One gallery gives viewers what amounts to a tour through Picasso's love life of the 1920s and 1930s, with a sequence of fabulous portraits - a few declared as such, most hidden - that reveal his changing mood. While he was in Rome, making sets for the Ballets Russes, he met former dancer Olga Khokhlova; they married in 1918, and his relationship with her coincided with a turn to Neo-Classicism in his work, and imaginings of a lost Golden Age on the Mediterranean. Together they had a son, Paulo, and Picasso's joy in fatherhood was manifest in compositions celebrating women and maternity such as Woman in White (1924). But the artist soon wearied of fatherhood, and of his wife, and as his feelings soured his contact with the Surrealists led him to produce Head of a Woman (1927), a biting satire of Olga. That same year, at the age of 45, Picasso's attentions were drawn to a 17-year-old girl he met on a Paris street, Marie-Thérèse Walter. His previously cold and dispassionate Surrealist style warmed, to produce sunny, joyfully erotic images of his new love, such as The Dreamer (1932). But again, as his ardency waned, his palette cooled, as in later portraits like Woman Asleep at a Table (1936). And, finally, as was his pattern, Marie-Thérèse was replaced, this time by the fiery and cerebral Surrealist photographer Dora Maar. For a time Picasso depicted Maar seated upon what appear to be thrones, as if he had for once met his match.
Even when Picasso wasn't painting his women, his thoughts of them were shaping his work: one apocryphal tale has it that in Lent of 1930, the young and pious Marie-Thérèse swore off sex, and Picasso became so enraged he painted a Crucifixion. While this tale is subject to scrutiny, there is little mystery behind Man with a Lollipop (1938), the comic figure who appears among his women of the 1920s and 1930s at the Met. The composition mocks those who, late in life, return to childhood in order to find replacements for lost erotic love: here Picasso claims such a fate will not be his.

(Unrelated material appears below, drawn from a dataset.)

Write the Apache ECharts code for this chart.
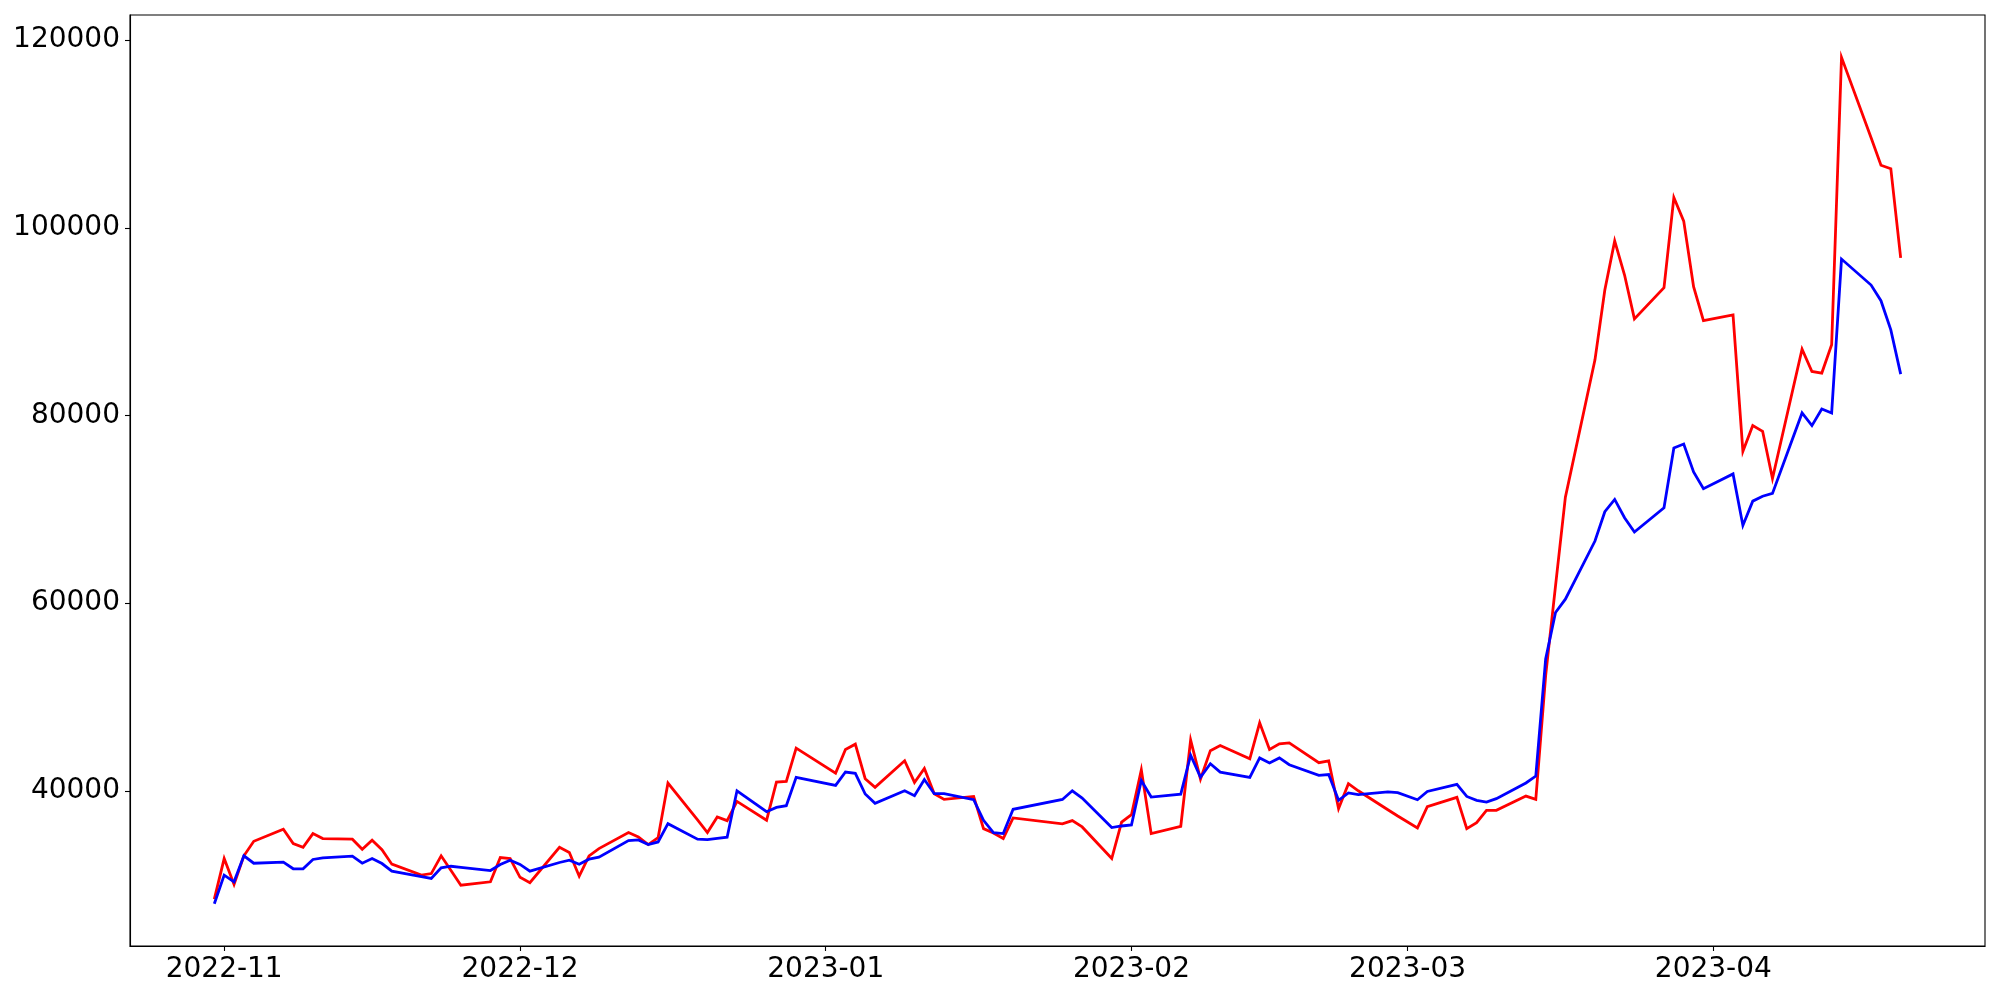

But which liaison brought the most to his art? The popularity of his portraits of Marie-Thérèse would suggest that it was this unlikely match which brought out the best in him - especially as evidenced in the latest auction price paid for her painting. Or maybe it was the variety of those different experiences which sharpened his art: the Metropolitan's show is sprinkled throughout with depictions of Venus, of nudes, even a series of prints imagining Raphael in embraces with the young woman who appears in his famous La Fornarina (1518-20). But the sorry tale of the Picasso dynasty - stories of suicide, instability, unhappiness - suggests that brief encounters with the master weren't so healthy for his women, nor were they so beneficial for the children to have such as legend as their father. Picasso's art may have flourished, but other lives weren't so lucky.